• What the task asks: Your output is the lines from the first one to the one containing "var days = ofac.map(function", repeated exactly, with images left out.

* Start Provided data *

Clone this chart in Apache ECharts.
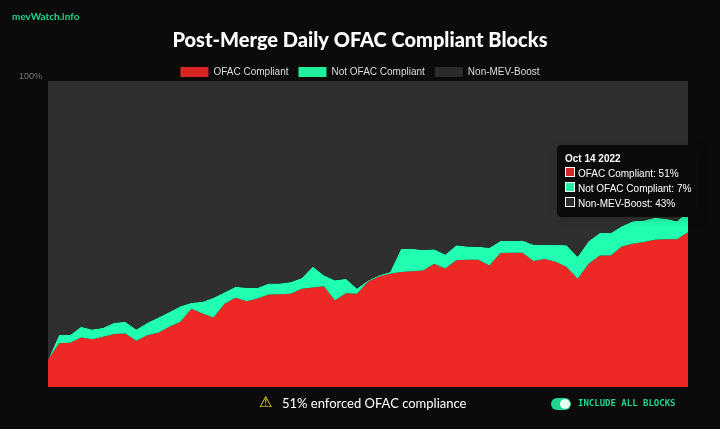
<!DOCTYPE html>
<html>
<head>
<meta charset="utf-8">
<script src="https://cdn.jsdelivr.net/npm/echarts@6/dist/echarts.min.js"></script>
<style>
html, body { margin: 0; padding: 0; background: #0a0b0a; }
#main { width: 720px; height: 429px; }
</style>
</head>
<body>
<div id="main"></div>
<script>
// share of blocks (last point = Oct 14 2022)
var ofac = [9, 14.3, 14.5, 16.2, 15.6, 16.4, 17.3, 17.5, 15.1, 16.9, 17.7, 19.7, 21.3, 25.6, 24, 22.7,
    27.2, 29.2, 28, 28.9, 30.2, 30.3, 30.5, 32.1, 32.5, 32.9, 28.3, 30.6, 30.5, 34.5, 36.1, 37,
    37.6, 37.8, 38.1, 40.3, 38.7, 41.4, 41.6, 41.6, 39.7, 43.8, 43.9, 43.9, 41.2, 41.8, 40.9, 39.2,
    35.4, 40.3, 43, 43, 45.9, 46.8, 47.4, 48.1, 48.3, 48.3, 50.6];
var total = [9, 17, 17, 19.7, 18.8, 19.4, 21, 21.3, 18.8, 21, 22.7, 24.5, 26.4, 27.5, 27.9, 29.2,
    31, 32.8, 32.4, 32.4, 33.8, 33.8, 34.3, 35.6, 39.4, 36.5, 34.9, 35.4, 32.2, 34.8, 36.5, 37.6,
    45.2, 45.2, 44.8, 45, 43.3, 46.3, 45.9, 45.8, 45.5, 47.7, 47.7, 47.9, 46.5, 46.5, 46.5, 46.3,
    42.6, 47.7, 50.3, 50.3, 52.5, 54.2, 54.4, 55.3, 55, 54.2, 57.4];
var notOfac = total.map(function (t, i) { return +(t - ofac[i]).toFixed(1); });
var nonMev = total.map(function (t) { return +(100 - t).toFixed(1); });
var days = ofac.map(function (v, i) { return i == ofac.length - 1 ? 'Oct 14 2022' : 'p' + i; });

var myChart = echarts.init(document.getElementById('main'));
var font = 'Liberation Sans';

function area(name, color, data) {
    return {
        name: name, type: 'line', stack: 'all', data: data,
        symbol: 'none', showSymbol: false, lineStyle: { width: 0 },
        itemStyle: { color: color },
        areaStyle: { color: color, opacity: 1 }
    };
}

var option = {
    backgroundColor: '#0a0b0a',
    animation: false,
    title: {
        text: 'Post-Merge Daily OFAC Compliant Blocks',
        left: 'center', top: 26,
        textStyle: { color: '#fff', fontSize: 20, fontWeight: 900, fontFamily: 'Lato' }
    },
    legend: {
        top: 62, left: 'center', itemWidth: 28, itemHeight: 10, itemGap: 10, icon: 'rect',
        textStyle: { color: '#ddd', fontSize: 10, fontFamily: font },
        data: ['OFAC Compliant', 'Not OFAC Compliant', 'Non-MEV-Boost']
    },
    tooltip: {
        trigger: 'axis', alwaysShowContent: true,
        backgroundColor: '#0b0b0b', borderColor: '#0b0b0b', padding: [5, 7],
        textStyle: { color: '#fff', fontSize: 10, fontFamily: font },
        position: function () { return [557, 145]; },
        formatter: function (params) {
            var s = '<b>' + params[0].name + '</b>';
            params.forEach(function (p) {
                s += '<br><span style="display:inline-block;width:8px;height:8px;border:1px solid #fff;background:' +
                    p.color + ';margin-right:3px"></span>' + p.seriesName + ': ' + Math.round(p.value) + '%';
            });
            return s;
        }
    },
    grid: { left: 48, right: 32, top: 81, bottom: 42 },
    xAxis: {
        type: 'category', data: days, boundaryGap: false,
        axisLine: { show: false }, axisTick: { show: false }, axisLabel: { show: false },
        axisPointer: { lineStyle: { opacity: 0 } }
    },
    yAxis: {
        type: 'value', min: 0, max: 100, interval: 100,
        splitLine: { show: false },
        axisLabel: {
            color: '#777', fontSize: 9, fontFamily: font, margin: 6, verticalAlign: 'bottom',
            formatter: function (v) { return v == 100 ? '100%' : ''; }
        }
    },
    series: [
        area('OFAC Compliant', '#d92622', ofac),
        area('Not OFAC Compliant', '#1ef0a0', notOfac),
        area('Non-MEV-Boost', '#2a2b2a', nonMev)
    ],
    graphic: [
        { type: 'text', left: 12, top: 12, style: { text: 'mevWatch.info', fill: '#1fd68e', font: 'bold 10px Lato' } },
        { type: 'text', left: 259, top: 396, style: { text: '⚠', fill: '#f5e52a', font: '15px DejaVu Sans' } },
        { type: 'text', left: 282, top: 397, style: { text: '51% enforced OFAC compliance', fill: '#fff', font: '13px Lato' } },
        { type: 'rect', left: 551, top: 398, shape: { width: 20, height: 12, r: 6 }, style: { fill: '#1fd68e' } },
        { type: 'circle', left: 560, top: 399, shape: { r: 5 }, style: { fill: '#e8fff4' } },
        { type: 'text', left: 578, top: 399, style: { text: 'INCLUDE ALL BLOCKS', fill: '#1fd68e', font: 'bold 9px DejaVu Sans Mono' } }
    ]
};
myChart.setOption(option);
myChart.dispatchAction({ type: 'showTip', seriesIndex: 0, dataIndex: ofac.length - 1 });
</script>
</body>
</html>
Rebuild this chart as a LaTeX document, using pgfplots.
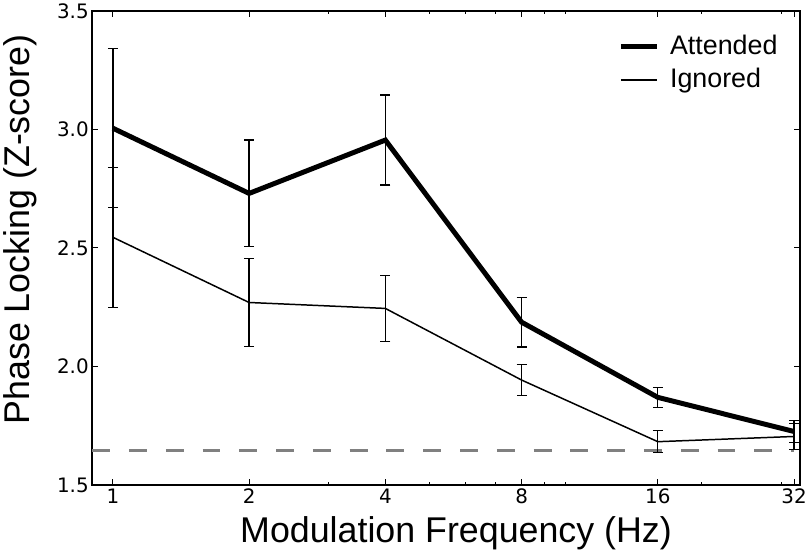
\documentclass[border=0pt]{standalone}
\usepackage{fontspec}
\setmainfont{Liberation Sans}
\newfontfamily\tickfont{DejaVu Sans}
\usepackage{pgfplots}
\pgfplotsset{compat=1.18}
\begin{document}
\begin{tikzpicture}
\begin{axis}[
 scale only axis, width=712pt, height=477pt,
 xmode=log,
 xmin=0.9, xmax=33, ymin=1.5, ymax=3.5,
 xtick={1,2,4,8,16,32}, xticklabels={1,2,4,8,16,32},
 minor xtick={3,5,6,7,9,10,20,30},
 ytick={1.5,2.0,2.5,3.0,3.5},
 yticklabels={1.5,2.0,2.5,3.0,3.5},
 tick align=inside,
 major tick length=6pt, minor tick length=3pt,
 tick style={black, line width=1pt},
 axis line style={line width=1.5pt},
 /pgf/number format/assume math mode=true,
 tick label style={font=\tickfont\fontsize{20}{24}\selectfont},
 label style={font=\fontsize{36}{42}\selectfont},
 xlabel={Modulation Frequency (Hz)},
 ylabel={Phase Locking (Z-score)},
 xlabel style={at={(axis description cs:0.514,-0.1216)}, anchor=base},
 ylabel style={at={(axis description cs:-0.0889,0.539)}, anchor=base},
 legend style={draw=none, fill=none, inner sep=0pt, at={(axis description cs:0.743,0.9595)}, anchor=north west,
   font=\fontsize{27}{32}\selectfont, nodes={inner sep=0pt, text height=24pt, text depth=9.4pt}},
 legend image code/.code={\draw[#1] (0pt,0pt) -- (36pt,0pt);},
 legend cell align=left,
]
\addplot[gray, line width=2.5pt, dash pattern=on 18pt off 19pt, forget plot] coordinates {(0.9,1.645) (32,1.645)};
\addplot[black, line width=5pt, mark=none,
  error bars/.cd, y dir=both, y explicit,
  error bar style={line width=1.3pt, solid},
  error mark options={rotate=90, line width=1.3pt, mark size=5pt}]
  table[x=x, y=y, y error=e] {
x y e
1 3.005 0.335
2 2.73 0.225
4 2.955 0.19
8 2.187 0.105
16 1.87 0.042
32 1.726 0.045
};
\addlegendentry{\hspace*{11pt}Attended}
\addplot[black, line width=1.5pt, mark=none,
  error bars/.cd, y dir=both, y explicit,
  error bar style={line width=1.3pt, solid},
  error mark options={rotate=90, line width=1.3pt, mark size=5pt}]
  table[x=x, y=y, y error=e] {
x y e
1 2.545 0.295
2 2.27 0.187
4 2.245 0.14
8 1.943 0.065
16 1.683 0.047
32 1.705 0.056
};
\addlegendentry{\hspace*{11pt}Ignored}
\end{axis}
\end{tikzpicture}
\end{document}
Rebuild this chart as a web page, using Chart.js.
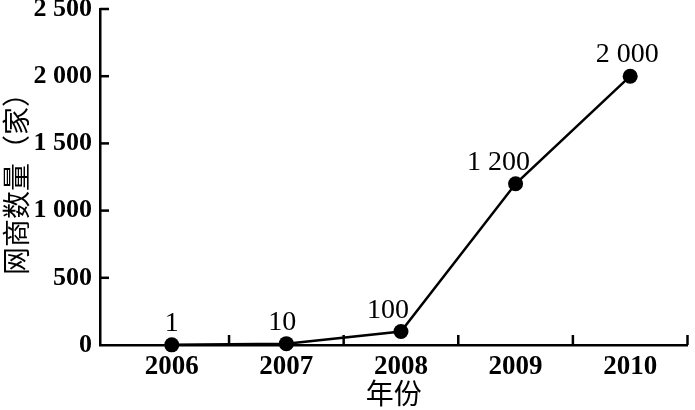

* End Provided data *

• In response:
Clone this chart in Apache ECharts.
<!DOCTYPE html>
<html>
<head>
<meta charset="utf-8">
<script src="https://cdn.jsdelivr.net/npm/echarts@6/dist/echarts.min.js"></script>
<style>
html, body { margin: 0; padding: 0; background: #0a0b0a; }
#main { width: 720px; height: 429px; }
</style>
</head>
<body>
<div id="main"></div>
<script>
// share of blocks (last point = Oct 14 2022)
var ofac = [9, 14.3, 14.5, 16.2, 15.6, 16.4, 17.3, 17.5, 15.1, 16.9, 17.7, 19.7, 21.3, 25.6, 24, 22.7,
    27.2, 29.2, 28, 28.9, 30.2, 30.3, 30.5, 32.1, 32.5, 32.9, 28.3, 30.6, 30.5, 34.5, 36.1, 37,
    37.6, 37.8, 38.1, 40.3, 38.7, 41.4, 41.6, 41.6, 39.7, 43.8, 43.9, 43.9, 41.2, 41.8, 40.9, 39.2,
    35.4, 40.3, 43, 43, 45.9, 46.8, 47.4, 48.1, 48.3, 48.3, 50.6];
var total = [9, 17, 17, 19.7, 18.8, 19.4, 21, 21.3, 18.8, 21, 22.7, 24.5, 26.4, 27.5, 27.9, 29.2,
    31, 32.8, 32.4, 32.4, 33.8, 33.8, 34.3, 35.6, 39.4, 36.5, 34.9, 35.4, 32.2, 34.8, 36.5, 37.6,
    45.2, 45.2, 44.8, 45, 43.3, 46.3, 45.9, 45.8, 45.5, 47.7, 47.7, 47.9, 46.5, 46.5, 46.5, 46.3,
    42.6, 47.7, 50.3, 50.3, 52.5, 54.2, 54.4, 55.3, 55, 54.2, 57.4];
var notOfac = total.map(function (t, i) { return +(t - ofac[i]).toFixed(1); });
var nonMev = total.map(function (t) { return +(100 - t).toFixed(1); });
var days = ofac.map(function (v, i) { return i == ofac.length - 1 ? 'Oct 14 2022' : 'p' + i; });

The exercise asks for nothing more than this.